▶ _Input data_:
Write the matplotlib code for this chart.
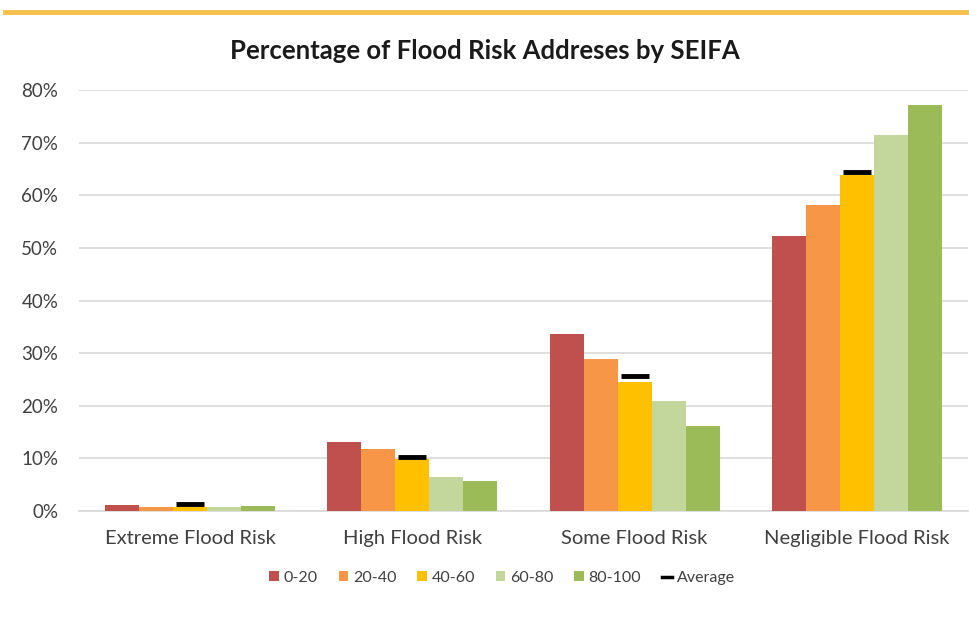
import matplotlib
matplotlib.use("Agg")
import matplotlib.pyplot as plt
import numpy as np
from matplotlib.lines import Line2D
from matplotlib.patches import Patch

categories = ["Extreme Flood Risk", "High Flood Risk", "Some Flood Risk", "Negligible Flood Risk"]
series_names = ["0-20", "20-40", "40-60", "60-80", "80-100"]
s_0_20 = [1.2, 13.1, 33.6, 52.3]
s_20_40 = [0.8, 11.8, 28.9, 58.2]
s_40_60 = [0.8, 9.8, 24.5, 63.9]
s_60_80 = [0.8, 6.5, 20.9, 71.5]
s_80_100 = [1.0, 5.7, 16.2, 77.2]
average = [1.3, 10.2, 25.6, 64.5]
y_ticks = [0, 10, 20, 30, 40, 50, 60, 70, 80]
y_tick_labels = ["0%", "10%", "20%", "30%", "40%", "50%", "60%", "70%", "80%"]

colors = ["#C0504D", "#F79646", "#FFC000", "#C3D69B", "#9BBB59"]
plt.rcParams['font.family'] = ['Lato', 'DejaVu Sans']

fig = plt.figure(figsize=(9.69, 6.19), dpi=100)
fig.patch.set_facecolor("white")
ax = fig.add_axes([79/969, 1 - 511/619, 889/969, (511 - 90)/619])

x = np.arange(len(categories))
bw = 0.153
series = [s_0_20, s_20_40, s_40_60, s_60_80, s_80_100]
for i, (vals, c) in enumerate(zip(series, colors)):
    ax.bar(x + (i - 2) * bw, vals, width=bw, color=c, zorder=3, label=series_names[i])

ax.scatter(x, average, marker="_", s=20**2, linewidths=3.5, color="black", zorder=4)

ax.set_ylim(0, 80)
ax.set_xlim(-0.5, len(categories) - 0.5)
ax.set_yticks(y_ticks)
ax.set_yticklabels(y_tick_labels, fontsize=13.5, color="#404040")
ax.set_xticks(x)
ax.set_xticklabels(categories, fontsize=14.5, color="#404040")
ax.tick_params(axis="both", length=0)
ax.tick_params(axis="x", pad=14)
ax.tick_params(axis="y", pad=15)
ax.grid(axis="y", color="#D9D9D9", linewidth=1.2, zorder=0)
for s in ["top", "right", "left"]:
    ax.spines[s].set_visible(False)
ax.spines["bottom"].set_color("#D9D9D9")
ax.spines["bottom"].set_linewidth(1.2)

fig.text(0.5, 1 - 51/619, "Percentage of Flood Risk Addreses by SEIFA",
         ha="center", va="center", fontsize=18.5, fontweight="bold", color="#1a1a1a")

# top golden band
fig.add_artist(Line2D([5/969, 1], [1 - 12/619, 1 - 12/619], color="#F5C04A", linewidth=3.5))

handles = [Patch(facecolor=c, edgecolor="none") for c in colors]
handles.append(Line2D([], [], color="black", linewidth=2.5))
labels = series_names + ["Average"]
fig.legend(handles, labels, loc="center", bbox_to_anchor=(0.518, 1 - 578/619), ncol=6,
           frameon=False, fontsize=11.5, handlelength=0.6, handleheight=0.6,
           handletextpad=0.3, columnspacing=1.3, labelcolor="#404040")

fig.savefig("out.png", dpi=100, facecolor="white")
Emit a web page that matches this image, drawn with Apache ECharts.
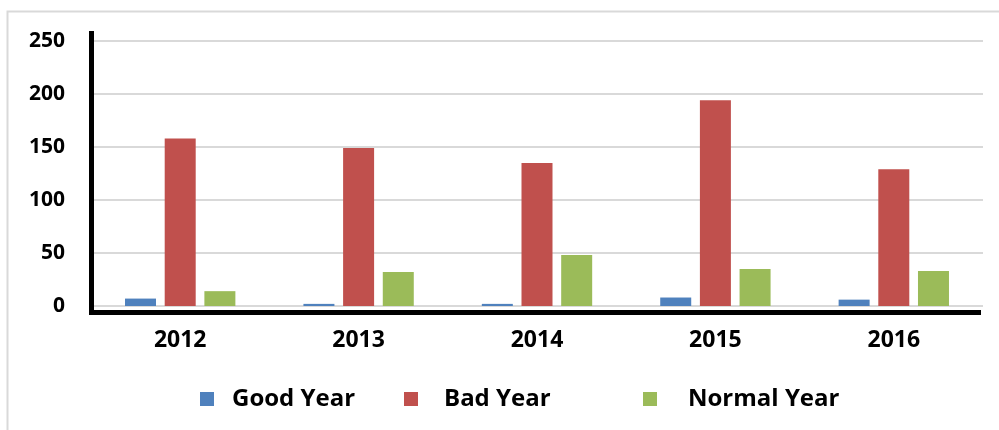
<!DOCTYPE html>
<html>
<head>
<meta charset="utf-8">
<script src="https://cdn.jsdelivr.net/npm/echarts@6/dist/echarts.min.js"></script>
<style>
  html, body { margin: 0; padding: 0; background: #fff; }
  #chart { width: 999px; height: 430px; }
</style>
</head>
<body>
<div id="chart"></div>
<script>
// Yearly counts by year type
const years = ['2012', '2013', '2014', '2015', '2016'];
const goodYear = [7, 2, 2, 8, 6];
const badYear = [158, 149, 135, 194, 129];
const normalYear = [14, 32, 48, 35, 33];
const yTicks = { min: 0, max: 250, interval: 50 };

const FONT = '"Open Sans"';
const colors = { good: '#4F81BD', bad: '#C0504D', normal: '#9BBB59' };

const chart = echarts.init(document.getElementById('chart'), null, { renderer: 'canvas' });

// one legend block per series so each entry can sit at its own spot
function legendAt(left, name, textGap) {
  return {
    data: [name],
    left: left,
    top: 387,
    padding: 0,
    itemWidth: 14,
    itemHeight: 14,
    icon: 'rect',
    textStyle: {
      fontFamily: FONT, fontWeight: 'bold', fontSize: 24, color: '#000',
      padding: [0, 0, 0, textGap]
    }
  };
}

function barSeries(name, data, color) {
  return {
    name: name,
    type: 'bar',
    data: data,
    barWidth: 31,
    barGap: '28%',
    itemStyle: { color: color },
    emphasis: { disabled: true }
  };
}

chart.setOption({
  animation: false,
  backgroundColor: '#fff',
  grid: { left: 91, right: 16, top: 41, bottom: 124, containLabel: false },
  legend: [
    legendAt(200, 'Good Year', 13),
    legendAt(404, 'Bad Year', 21),
    legendAt(643, 'Normal Year', 26)
  ],
  xAxis: {
    type: 'category',
    data: years,
    axisLine: { show: false },
    axisTick: { show: false },
    axisLabel: {
      fontFamily: FONT, fontWeight: 'bold', fontSize: 23, color: '#000',
      margin: 23
    },
    splitLine: { show: false }
  },
  yAxis: {
    type: 'value',
    min: yTicks.min,
    max: yTicks.max,
    interval: yTicks.interval,
    axisLine: { show: false },
    axisTick: { show: false },
    axisLabel: {
      fontFamily: FONT, fontWeight: 'bold', fontSize: 21, color: '#000',
      margin: 26
    },
    splitLine: { lineStyle: { color: '#D9D9D9', width: 2 } }
  },
  series: [
    barSeries('Good Year', goodYear, colors.good),
    barSeries('Bad Year', badYear, colors.bad),
    barSeries('Normal Year', normalYear, colors.normal)
  ],
  graphic: [
    // chart frame
    { type: 'rect', silent: true, z: -1,
      shape: { x: 7.5, y: 11.5, width: 1100, height: 600 },
      style: { fill: null, stroke: '#D9D9D9', lineWidth: 2 } },
    // heavy axis lines
    { type: 'line', silent: true, z: 10,
      shape: { x1: 91.5, y1: 31, x2: 91.5, y2: 315 },
      style: { stroke: '#000', lineWidth: 5 } },
    { type: 'line', silent: true, z: 10,
      shape: { x1: 89, y1: 312.5, x2: 981, y2: 312.5 },
      style: { stroke: '#000', lineWidth: 5 } }
  ]
});
</script>
</body>
</html>
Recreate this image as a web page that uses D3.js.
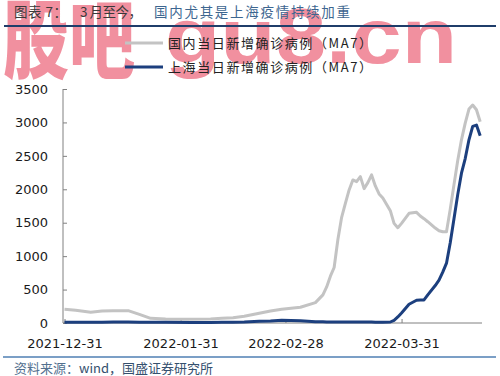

▶ _What the task asks_:
Keep every word of the data as it is when you write it out, but drop the pictures.

▶ _Exercise result_:
Write the matplotlib code for this chart.
import matplotlib
matplotlib.use("Agg")
import matplotlib.pyplot as plt
import numpy as np
from matplotlib.lines import Line2D
from matplotlib.patches import Patch

categories = ["Extreme Flood Risk", "High Flood Risk", "Some Flood Risk", "Negligible Flood Risk"]
series_names = ["0-20", "20-40", "40-60", "60-80", "80-100"]
s_0_20 = [1.2, 13.1, 33.6, 52.3]
s_20_40 = [0.8, 11.8, 28.9, 58.2]
s_40_60 = [0.8, 9.8, 24.5, 63.9]
s_60_80 = [0.8, 6.5, 20.9, 71.5]
s_80_100 = [1.0, 5.7, 16.2, 77.2]
average = [1.3, 10.2, 25.6, 64.5]
y_ticks = [0, 10, 20, 30, 40, 50, 60, 70, 80]
y_tick_labels = ["0%", "10%", "20%", "30%", "40%", "50%", "60%", "70%", "80%"]

colors = ["#C0504D", "#F79646", "#FFC000", "#C3D69B", "#9BBB59"]
plt.rcParams['font.family'] = ['Lato', 'DejaVu Sans']

fig = plt.figure(figsize=(9.69, 6.19), dpi=100)
fig.patch.set_facecolor("white")
ax = fig.add_axes([79/969, 1 - 511/619, 889/969, (511 - 90)/619])

x = np.arange(len(categories))
bw = 0.153
series = [s_0_20, s_20_40, s_40_60, s_60_80, s_80_100]
for i, (vals, c) in enumerate(zip(series, colors)):
    ax.bar(x + (i - 2) * bw, vals, width=bw, color=c, zorder=3, label=series_names[i])

ax.scatter(x, average, marker="_", s=20**2, linewidths=3.5, color="black", zorder=4)

ax.set_ylim(0, 80)
ax.set_xlim(-0.5, len(categories) - 0.5)
ax.set_yticks(y_ticks)
ax.set_yticklabels(y_tick_labels, fontsize=13.5, color="#404040")
ax.set_xticks(x)
ax.set_xticklabels(categories, fontsize=14.5, color="#404040")
ax.tick_params(axis="both", length=0)
ax.tick_params(axis="x", pad=14)
ax.tick_params(axis="y", pad=15)
ax.grid(axis="y", color="#D9D9D9", linewidth=1.2, zorder=0)
for s in ["top", "right", "left"]:
    ax.spines[s].set_visible(False)
ax.spines["bottom"].set_color("#D9D9D9")
ax.spines["bottom"].set_linewidth(1.2)

fig.text(0.5, 1 - 51/619, "Percentage of Flood Risk Addreses by SEIFA",
         ha="center", va="center", fontsize=18.5, fontweight="bold", color="#1a1a1a")

# top golden band
fig.add_artist(Line2D([5/969, 1], [1 - 12/619, 1 - 12/619], color="#F5C04A", linewidth=3.5))

handles = [Patch(facecolor=c, edgecolor="none") for c in colors]
handles.append(Line2D([], [], color="black", linewidth=2.5))
labels = series_names + ["Average"]
fig.legend(handles, labels, loc="center", bbox_to_anchor=(0.518, 1 - 578/619), ncol=6,
           frameon=False, fontsize=11.5, handlelength=0.6, handleheight=0.6,
           handletextpad=0.3, columnspacing=1.3, labelcolor="#404040")

fig.savefig("out.png", dpi=100, facecolor="white")
Emit a web page that matches this image, drawn with Apache ECharts.
<!DOCTYPE html>
<html>
<head>
<meta charset="utf-8">
<script src="https://cdn.jsdelivr.net/npm/echarts@6/dist/echarts.min.js"></script>
<style>
  html, body { margin: 0; padding: 0; background: #fff; }
  #chart { width: 999px; height: 430px; }
</style>
</head>
<body>
<div id="chart"></div>
<script>
// Yearly counts by year type
const years = ['2012', '2013', '2014', '2015', '2016'];
const goodYear = [7, 2, 2, 8, 6];
const badYear = [158, 149, 135, 194, 129];
const normalYear = [14, 32, 48, 35, 33];
const yTicks = { min: 0, max: 250, interval: 50 };

const FONT = '"Open Sans"';
const colors = { good: '#4F81BD', bad: '#C0504D', normal: '#9BBB59' };

const chart = echarts.init(document.getElementById('chart'), null, { renderer: 'canvas' });

// one legend block per series so each entry can sit at its own spot
function legendAt(left, name, textGap) {
  return {
    data: [name],
    left: left,
    top: 387,
    padding: 0,
    itemWidth: 14,
    itemHeight: 14,
    icon: 'rect',
    textStyle: {
      fontFamily: FONT, fontWeight: 'bold', fontSize: 24, color: '#000',
      padding: [0, 0, 0, textGap]
    }
  };
}

function barSeries(name, data, color) {
  return {
    name: name,
    type: 'bar',
    data: data,
    barWidth: 31,
    barGap: '28%',
    itemStyle: { color: color },
    emphasis: { disabled: true }
  };
}

chart.setOption({
  animation: false,
  backgroundColor: '#fff',
  grid: { left: 91, right: 16, top: 41, bottom: 124, containLabel: false },
  legend: [
    legendAt(200, 'Good Year', 13),
    legendAt(404, 'Bad Year', 21),
    legendAt(643, 'Normal Year', 26)
  ],
  xAxis: {
    type: 'category',
    data: years,
    axisLine: { show: false },
    axisTick: { show: false },
    axisLabel: {
      fontFamily: FONT, fontWeight: 'bold', fontSize: 23, color: '#000',
      margin: 23
    },
    splitLine: { show: false }
  },
  yAxis: {
    type: 'value',
    min: yTicks.min,
    max: yTicks.max,
    interval: yTicks.interval,
    axisLine: { show: false },
    axisTick: { show: false },
    axisLabel: {
      fontFamily: FONT, fontWeight: 'bold', fontSize: 21, color: '#000',
      margin: 26
    },
    splitLine: { lineStyle: { color: '#D9D9D9', width: 2 } }
  },
  series: [
    barSeries('Good Year', goodYear, colors.good),
    barSeries('Bad Year', badYear, colors.bad),
    barSeries('Normal Year', normalYear, colors.normal)
  ],
  graphic: [
    // chart frame
    { type: 'rect', silent: true, z: -1,
      shape: { x: 7.5, y: 11.5, width: 1100, height: 600 },
      style: { fill: null, stroke: '#D9D9D9', lineWidth: 2 } },
    // heavy axis lines
    { type: 'line', silent: true, z: 10,
      shape: { x1: 91.5, y1: 31, x2: 91.5, y2: 315 },
      style: { stroke: '#000', lineWidth: 5 } },
    { type: 'line', silent: true, z: 10,
      shape: { x1: 89, y1: 312.5, x2: 981, y2: 312.5 },
      style: { stroke: '#000', lineWidth: 5 } }
  ]
});
</script>
</body>
</html>
Recreate this image as a web page that uses D3.js.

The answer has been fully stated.